Jan 7 (IPS) – China’s booming medical biotechnology industry is producing controversial drugs and gene therapy treatment programmes for domestic use, as well as to treat critically ill foreigners seeking potential cures unavailable elsewhere.
China’s Beike Biotechnologies harvests stem cells from the umbilical cord or amniotic membrane and injects them into patient’s spinal region. More than 1,000 patients, including 60 foreigners, have been treated for a variety of conditions including Alzheimer’s disease, autism, brain trauma, cerebral palsy and spinal cord injury, according to a study published Monday in the journal Nature Biotechnology.
“We met foreigners there who were happy with Beike’s treatments,” said Peter Singer of the McLaughlin-Rotman Centre for Global Health at the University of Toronto and co-author of the study.
However, China’s regulatory agency, the State Food and Drug Administration (SFDA), did not require clinical trials, making it difficult to evaluate the efficacy of these therapies, Singer told IPS.
It is an extraordinarily controversial approach and Beike and others in China would be considered “rogue companies” in North America or Europe, he said.

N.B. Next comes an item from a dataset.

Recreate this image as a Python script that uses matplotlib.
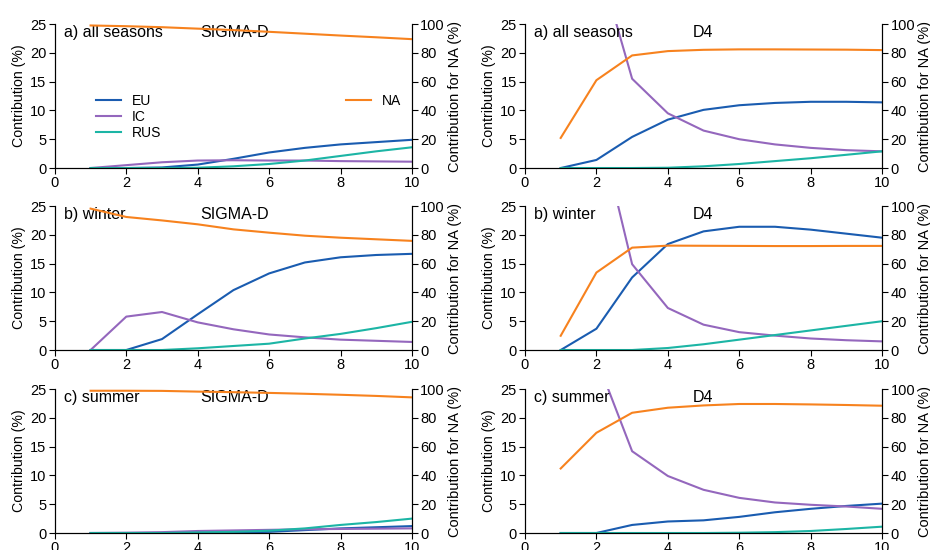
import numpy as np
import matplotlib.pyplot as plt

plt.rcParams['font.family'] = ['Liberation Sans', 'DejaVu Sans']
plt.rcParams['font.size'] = 10

x = [1, 2, 3, 4, 5, 6, 7, 8, 9, 10]
nan = np.nan

# SIGMA-D
sig_all_eu = [0, 0, 0.1, 0.6, 1.6, 2.7, 3.5, 4.1, 4.5, 4.9]
sig_all_ic = [0, 0.5, 1.0, 1.3, 1.35, 1.3, 1.3, 1.2, 1.15, 1.1]
sig_all_rus = [0, 0, 0, 0.05, 0.3, 0.7, 1.3, 2.1, 2.9, 3.6]
sig_all_na = [99, 98.5, 97.8, 96.8, 95.8, 94.6, 93.3, 92, 90.8, 89.5]

sig_win_eu = [0, 0, 1.9, 6.2, 10.4, 13.3, 15.2, 16.1, 16.5, 16.7]
sig_win_ic = [0, 5.8, 6.6, 4.8, 3.6, 2.7, 2.2, 1.8, 1.6, 1.4]
sig_win_rus = [0, 0, 0, 0.3, 0.7, 1.1, 2.0, 2.8, 3.8, 4.9]
sig_win_na = [98.2, 92.4, 90, 87.3, 83.8, 81.5, 79.4, 78, 76.9, 75.8]

sig_sum_eu = [0, 0, 0, 0.05, 0.1, 0.2, 0.5, 0.8, 1.0, 1.2]
sig_sum_ic = [0, 0.05, 0.15, 0.35, 0.45, 0.55, 0.65, 0.7, 0.75, 0.8]
sig_sum_rus = [0, 0, 0, 0.1, 0.2, 0.4, 0.8, 1.4, 1.9, 2.5]
sig_sum_na = [98.8, 98.8, 98.7, 98.2, 97.8, 97.3, 96.7, 96, 95.2, 94.2]

# D4
d4_all_eu = [0, 1.4, 5.4, 8.4, 10.1, 10.9, 11.3, 11.5, 11.5, 11.4]
d4_all_ic = [nan, 37.1, 15.5, 9.5, 6.5, 5.0, 4.1, 3.5, 3.1, 2.9]
d4_all_rus = [0, 0, 0, 0.05, 0.3, 0.7, 1.2, 1.7, 2.3, 2.9]
d4_all_na = [20.9, 61, 78.2, 81.2, 82.1, 82.4, 82.4, 82.3, 82.2, 81.9]

d4_win_eu = [0, 3.7, 12.6, 18.4, 20.6, 21.4, 21.4, 20.9, 20.2, 19.5]
d4_win_ic = [nan, 40.7, 14.9, 7.3, 4.4, 3.1, 2.5, 2.0, 1.7, 1.5]
d4_win_rus = [0, 0, 0, 0.35, 1.0, 1.8, 2.6, 3.4, 4.2, 5.0]
d4_win_na = [9.9, 53.8, 71.1, 72.5, 72.4, 72.3, 72.2, 72.2, 72.3, 72.3]

d4_sum_eu = [0, 0, 1.4, 2.0, 2.2, 2.8, 3.6, 4.2, 4.7, 5.1]
d4_sum_ic = [nan, 30.3, 14.2, 9.9, 7.5, 6.1, 5.3, 4.9, 4.6, 4.2]
d4_sum_rus = [0, 0, 0, 0, 0, 0.05, 0.15, 0.35, 0.7, 1.1]
d4_sum_na = [44.8, 69.6, 83.5, 87, 88.6, 89.6, 89.6, 89.3, 88.9, 88.4]

panels = [
    ('a) all seasons', 'SIGMA-D', sig_all_eu, sig_all_ic, sig_all_rus, sig_all_na),
    ('a) all seasons', 'D4', d4_all_eu, d4_all_ic, d4_all_rus, d4_all_na),
    ('b) winter', 'SIGMA-D', sig_win_eu, sig_win_ic, sig_win_rus, sig_win_na),
    ('b) winter', 'D4', d4_win_eu, d4_win_ic, d4_win_rus, d4_win_na),
    ('c) summer', 'SIGMA-D', sig_sum_eu, sig_sum_ic, sig_sum_rus, sig_sum_na),
    ('c) summer', 'D4', d4_sum_eu, d4_sum_ic, d4_sum_rus, d4_sum_na),
]

c_eu = '#1a5cb0'
c_ic = '#9467bd'
c_rus = '#1cb5a5'
c_na = '#f7821e'

fig = plt.figure(figsize=(9.3, 5.5), dpi=100)
lefts = [0.059, 0.5645]
bottoms = [0.6945, 0.3636, 0.0309]
w, h = 0.384, 0.2618

for i, (season, model, eu, ic, rus, na) in enumerate(panels):
    ax = fig.add_axes([lefts[i % 2], bottoms[i // 2], w, h])
    l1, = ax.plot(x, eu, color=c_eu, lw=1.5, label='EU')
    l2, = ax.plot(x, ic, color=c_ic, lw=1.5, label='IC')
    l3, = ax.plot(x, rus, color=c_rus, lw=1.5, label='RUS')
    ax.set_xlim(0, 10)
    ax.set_ylim(0, 25)
    ax.set_xticks([0, 2, 4, 6, 8, 10])
    ax.set_yticks([0, 5, 10, 15, 20, 25])
    ax.set_ylabel('Contribution (%)', fontsize=10.2, labelpad=3)
    ax.spines['top'].set_visible(False)
    ax.tick_params(direction='out', length=4, labelsize=10.5, pad=2)

    ax2 = ax.twinx()
    l4, = ax2.plot(x, na, color=c_na, lw=1.5, label='NA')
    ax2.set_ylim(0, 100)
    ax2.set_yticks([0, 20, 40, 60, 80, 100])
    ax2.set_ylabel('Contribution for NA (%)', fontsize=10.5, labelpad=2)
    ax2.spines['top'].set_visible(False)
    ax2.tick_params(direction='out', length=4, labelsize=10.5, pad=2)

    ax.text(0.025, 0.94, season, transform=ax.transAxes, fontsize=11.5, va='center')
    ax.text(0.406 if model == 'SIGMA-D' else 0.47, 0.94, model,
            transform=ax.transAxes, fontsize=11.5, va='center')

    if i == 0:
        ax.legend(handles=[l1, l2, l3], frameon=False, loc='upper left',
                  bbox_to_anchor=(0.08, 0.6), fontsize=10, handlelength=1.8,
                  labelspacing=0.15)
        ax2.legend(handles=[l4], frameon=False, loc='upper left',
                   bbox_to_anchor=(0.78, 0.6), fontsize=10, handlelength=1.8)

fig.savefig('out.png', dpi=100)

Although less than 10 years old, China’s medical biotech industry has become both an innovator and a place where the world’s biggest pharmaceutical companies contract out their very expensive clinical research and trials. One of China’s largest firms, WuXi PharmaTech, is listed on the New York Stock Exchange and recently acquired a U.S. biologics firm.
“The Chinese biotechnology industry is like a baby dragon, which will grow quickly and soon become hard to ignore,” Singer said.
In 2007, China had sales of 3 billion dollars in biopharmaceuticals, while U.S. biotechnology companies had sales of 59 billion dollars in 2006, according to the accounting firm Ernst & Young LLP.
Singer and colleagues interviewed 22 Chinese companies to obtain the first detailed analysis of developments in the rapidly growing but largely unknown health biotech sector.
Spurred by government investment, China developed the world’s first commercialised gene therapy product called Gendicine. It is used in the treatment of head and neck cancers and more than 5,000 patients have been treated so far, about 400 of them from overseas. The drug is currently undergoing further clinical trials in China for several new indications, including liver, abdominal and pancreatic cancer.
Chinese firms are also developing vaccines to address both local and global needs. They include Shanghai United Cell Biotech, which is manufacturing and marketing one of only two oral cholera vaccines available worldwide (and the only one available in tablet form). Other firms are working on an oral HIV vaccine and novel vaccines against Japanese Encephalitis, SARS and pandemic avian influenza (H5N1 strain).
However, China’s primary focus is on meeting the health needs of its 1.3 billion inhabitants.